**Exercise requirements**
Reproduce all lines of the listing below in which the word "code" occurs.
^^^^^^^^
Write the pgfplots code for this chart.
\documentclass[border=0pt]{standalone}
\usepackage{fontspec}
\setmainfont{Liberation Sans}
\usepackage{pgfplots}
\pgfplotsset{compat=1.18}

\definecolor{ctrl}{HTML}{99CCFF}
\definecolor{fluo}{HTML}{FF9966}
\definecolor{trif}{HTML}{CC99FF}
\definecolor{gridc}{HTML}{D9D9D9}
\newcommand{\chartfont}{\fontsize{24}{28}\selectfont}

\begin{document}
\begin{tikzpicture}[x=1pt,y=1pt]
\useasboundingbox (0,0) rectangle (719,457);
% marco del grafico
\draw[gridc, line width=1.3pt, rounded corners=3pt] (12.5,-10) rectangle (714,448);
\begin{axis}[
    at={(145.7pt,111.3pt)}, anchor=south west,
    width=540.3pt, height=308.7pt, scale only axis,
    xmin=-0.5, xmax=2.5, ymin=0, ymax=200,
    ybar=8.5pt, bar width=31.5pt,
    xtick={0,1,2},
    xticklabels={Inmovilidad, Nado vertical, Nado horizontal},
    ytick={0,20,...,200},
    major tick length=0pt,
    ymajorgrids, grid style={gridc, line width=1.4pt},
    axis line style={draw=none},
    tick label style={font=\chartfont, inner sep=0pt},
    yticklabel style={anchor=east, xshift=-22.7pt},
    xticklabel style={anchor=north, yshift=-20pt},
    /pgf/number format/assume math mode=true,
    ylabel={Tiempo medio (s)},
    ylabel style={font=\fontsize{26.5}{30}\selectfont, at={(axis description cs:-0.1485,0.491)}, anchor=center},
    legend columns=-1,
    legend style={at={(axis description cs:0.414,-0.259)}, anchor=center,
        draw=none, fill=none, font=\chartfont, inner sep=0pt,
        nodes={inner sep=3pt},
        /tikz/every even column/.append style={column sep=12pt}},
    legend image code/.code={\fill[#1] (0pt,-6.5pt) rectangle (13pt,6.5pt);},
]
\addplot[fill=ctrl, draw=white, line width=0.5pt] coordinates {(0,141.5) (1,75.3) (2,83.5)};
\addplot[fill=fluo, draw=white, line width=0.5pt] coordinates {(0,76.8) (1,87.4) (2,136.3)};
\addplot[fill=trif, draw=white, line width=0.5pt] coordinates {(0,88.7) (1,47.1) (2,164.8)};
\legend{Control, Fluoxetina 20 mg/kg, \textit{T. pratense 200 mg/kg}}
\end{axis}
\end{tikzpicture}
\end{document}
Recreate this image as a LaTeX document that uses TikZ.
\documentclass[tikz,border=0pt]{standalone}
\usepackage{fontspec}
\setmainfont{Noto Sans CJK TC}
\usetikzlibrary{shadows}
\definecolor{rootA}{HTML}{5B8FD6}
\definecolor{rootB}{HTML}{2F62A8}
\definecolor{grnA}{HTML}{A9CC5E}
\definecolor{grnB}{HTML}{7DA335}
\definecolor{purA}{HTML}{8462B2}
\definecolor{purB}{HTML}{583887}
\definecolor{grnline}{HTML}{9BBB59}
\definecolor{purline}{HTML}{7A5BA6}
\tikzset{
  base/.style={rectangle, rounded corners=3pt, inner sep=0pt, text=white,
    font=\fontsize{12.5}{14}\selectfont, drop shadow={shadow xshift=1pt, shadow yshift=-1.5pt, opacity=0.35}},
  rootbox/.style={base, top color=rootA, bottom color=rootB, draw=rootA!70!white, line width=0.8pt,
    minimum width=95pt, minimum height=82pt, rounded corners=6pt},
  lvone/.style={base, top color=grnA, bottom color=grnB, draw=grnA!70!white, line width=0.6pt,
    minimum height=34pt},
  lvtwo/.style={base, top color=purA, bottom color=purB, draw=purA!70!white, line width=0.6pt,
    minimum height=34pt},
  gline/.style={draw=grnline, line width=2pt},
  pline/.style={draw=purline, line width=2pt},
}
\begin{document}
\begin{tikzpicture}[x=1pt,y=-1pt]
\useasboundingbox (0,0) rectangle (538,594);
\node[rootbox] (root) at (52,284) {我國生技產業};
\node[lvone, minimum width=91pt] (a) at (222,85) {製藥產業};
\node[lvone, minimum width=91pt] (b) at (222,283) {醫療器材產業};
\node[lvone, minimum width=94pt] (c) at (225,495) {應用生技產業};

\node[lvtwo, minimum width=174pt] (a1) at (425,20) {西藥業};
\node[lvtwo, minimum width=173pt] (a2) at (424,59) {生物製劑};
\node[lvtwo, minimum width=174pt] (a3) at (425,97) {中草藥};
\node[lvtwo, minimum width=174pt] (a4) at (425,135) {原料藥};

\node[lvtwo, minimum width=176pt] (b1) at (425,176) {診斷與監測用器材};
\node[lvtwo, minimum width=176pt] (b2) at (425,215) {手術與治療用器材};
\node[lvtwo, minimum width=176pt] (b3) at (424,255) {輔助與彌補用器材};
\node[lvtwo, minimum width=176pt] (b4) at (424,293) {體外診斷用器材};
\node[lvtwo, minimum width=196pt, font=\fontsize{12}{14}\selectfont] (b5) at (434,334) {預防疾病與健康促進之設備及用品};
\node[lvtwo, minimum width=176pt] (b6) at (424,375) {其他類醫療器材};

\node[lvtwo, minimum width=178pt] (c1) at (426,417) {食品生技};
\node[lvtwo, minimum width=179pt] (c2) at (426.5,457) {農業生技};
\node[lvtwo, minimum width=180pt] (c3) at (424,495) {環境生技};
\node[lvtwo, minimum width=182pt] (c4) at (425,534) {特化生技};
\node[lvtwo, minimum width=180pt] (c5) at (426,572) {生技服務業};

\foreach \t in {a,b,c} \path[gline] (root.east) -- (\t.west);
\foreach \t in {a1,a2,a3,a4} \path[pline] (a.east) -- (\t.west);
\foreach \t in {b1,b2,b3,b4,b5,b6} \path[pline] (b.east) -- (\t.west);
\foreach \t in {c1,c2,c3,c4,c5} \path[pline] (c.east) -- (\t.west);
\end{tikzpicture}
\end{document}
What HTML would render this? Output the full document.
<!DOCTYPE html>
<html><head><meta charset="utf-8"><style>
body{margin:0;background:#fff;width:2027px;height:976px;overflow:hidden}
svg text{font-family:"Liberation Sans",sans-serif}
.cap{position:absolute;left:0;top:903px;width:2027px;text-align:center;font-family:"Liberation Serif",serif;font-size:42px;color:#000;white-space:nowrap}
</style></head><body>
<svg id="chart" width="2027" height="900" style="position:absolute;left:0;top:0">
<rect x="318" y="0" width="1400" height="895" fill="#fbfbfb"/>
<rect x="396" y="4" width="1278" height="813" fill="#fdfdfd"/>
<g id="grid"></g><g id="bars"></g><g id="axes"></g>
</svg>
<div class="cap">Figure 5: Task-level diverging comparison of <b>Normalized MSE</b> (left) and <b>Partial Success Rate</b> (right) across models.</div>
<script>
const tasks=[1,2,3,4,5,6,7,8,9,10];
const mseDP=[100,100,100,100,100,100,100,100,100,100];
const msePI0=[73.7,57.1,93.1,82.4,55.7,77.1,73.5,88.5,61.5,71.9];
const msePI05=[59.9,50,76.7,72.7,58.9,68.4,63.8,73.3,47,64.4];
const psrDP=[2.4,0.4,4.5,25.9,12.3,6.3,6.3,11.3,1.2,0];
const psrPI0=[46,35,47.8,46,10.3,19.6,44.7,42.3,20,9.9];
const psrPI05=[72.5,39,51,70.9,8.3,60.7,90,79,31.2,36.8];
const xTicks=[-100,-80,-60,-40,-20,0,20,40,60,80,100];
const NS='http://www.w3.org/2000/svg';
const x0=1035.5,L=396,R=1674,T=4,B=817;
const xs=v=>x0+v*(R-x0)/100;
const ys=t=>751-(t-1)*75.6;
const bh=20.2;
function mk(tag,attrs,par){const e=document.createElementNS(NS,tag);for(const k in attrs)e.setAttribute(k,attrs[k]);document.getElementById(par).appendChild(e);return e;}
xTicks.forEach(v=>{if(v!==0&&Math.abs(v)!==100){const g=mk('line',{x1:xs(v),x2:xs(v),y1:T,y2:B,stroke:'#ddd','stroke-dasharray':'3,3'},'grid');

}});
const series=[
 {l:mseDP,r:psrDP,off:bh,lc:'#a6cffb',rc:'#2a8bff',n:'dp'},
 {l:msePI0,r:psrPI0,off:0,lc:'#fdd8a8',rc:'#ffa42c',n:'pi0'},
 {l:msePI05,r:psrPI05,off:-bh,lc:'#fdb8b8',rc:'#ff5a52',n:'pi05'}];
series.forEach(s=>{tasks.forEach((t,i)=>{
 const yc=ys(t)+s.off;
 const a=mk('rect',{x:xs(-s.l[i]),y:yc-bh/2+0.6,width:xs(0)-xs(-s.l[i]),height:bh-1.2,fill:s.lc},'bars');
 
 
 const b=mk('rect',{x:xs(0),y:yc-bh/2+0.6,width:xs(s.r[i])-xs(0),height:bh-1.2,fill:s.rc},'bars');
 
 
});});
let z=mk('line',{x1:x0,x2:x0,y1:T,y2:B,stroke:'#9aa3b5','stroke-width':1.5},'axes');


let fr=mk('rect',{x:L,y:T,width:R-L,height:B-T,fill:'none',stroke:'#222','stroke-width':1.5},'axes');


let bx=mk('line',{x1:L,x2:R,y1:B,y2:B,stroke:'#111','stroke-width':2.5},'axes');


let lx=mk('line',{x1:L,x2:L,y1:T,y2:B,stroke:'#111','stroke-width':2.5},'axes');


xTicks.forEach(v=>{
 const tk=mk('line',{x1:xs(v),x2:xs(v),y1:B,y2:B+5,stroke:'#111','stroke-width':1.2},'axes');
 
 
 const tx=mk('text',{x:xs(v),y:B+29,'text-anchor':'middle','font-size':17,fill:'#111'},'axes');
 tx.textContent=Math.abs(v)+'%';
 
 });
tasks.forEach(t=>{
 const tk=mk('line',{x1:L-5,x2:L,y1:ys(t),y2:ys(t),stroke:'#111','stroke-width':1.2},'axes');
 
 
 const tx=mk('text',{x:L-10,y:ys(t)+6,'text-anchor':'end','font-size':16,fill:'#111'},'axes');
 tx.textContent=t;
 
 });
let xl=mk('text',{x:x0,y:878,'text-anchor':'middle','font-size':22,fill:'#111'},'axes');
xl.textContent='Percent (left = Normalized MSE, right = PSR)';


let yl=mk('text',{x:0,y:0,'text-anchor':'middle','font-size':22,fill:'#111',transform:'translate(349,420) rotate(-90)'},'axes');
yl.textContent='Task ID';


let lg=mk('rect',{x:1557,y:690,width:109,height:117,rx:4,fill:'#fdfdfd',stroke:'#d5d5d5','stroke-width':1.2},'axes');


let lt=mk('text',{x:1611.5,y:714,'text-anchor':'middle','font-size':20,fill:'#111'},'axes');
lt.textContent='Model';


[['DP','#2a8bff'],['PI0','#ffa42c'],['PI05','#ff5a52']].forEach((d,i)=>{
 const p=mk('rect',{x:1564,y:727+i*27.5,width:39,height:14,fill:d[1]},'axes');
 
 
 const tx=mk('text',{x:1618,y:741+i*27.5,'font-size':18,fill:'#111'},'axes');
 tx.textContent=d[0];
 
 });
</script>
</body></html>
^^^^^^^^
**Expected answer**
Write the pgfplots code for this chart.
    legend image code/.code={\fill[#1] (0pt,-6.5pt) rectangle (13pt,6.5pt);},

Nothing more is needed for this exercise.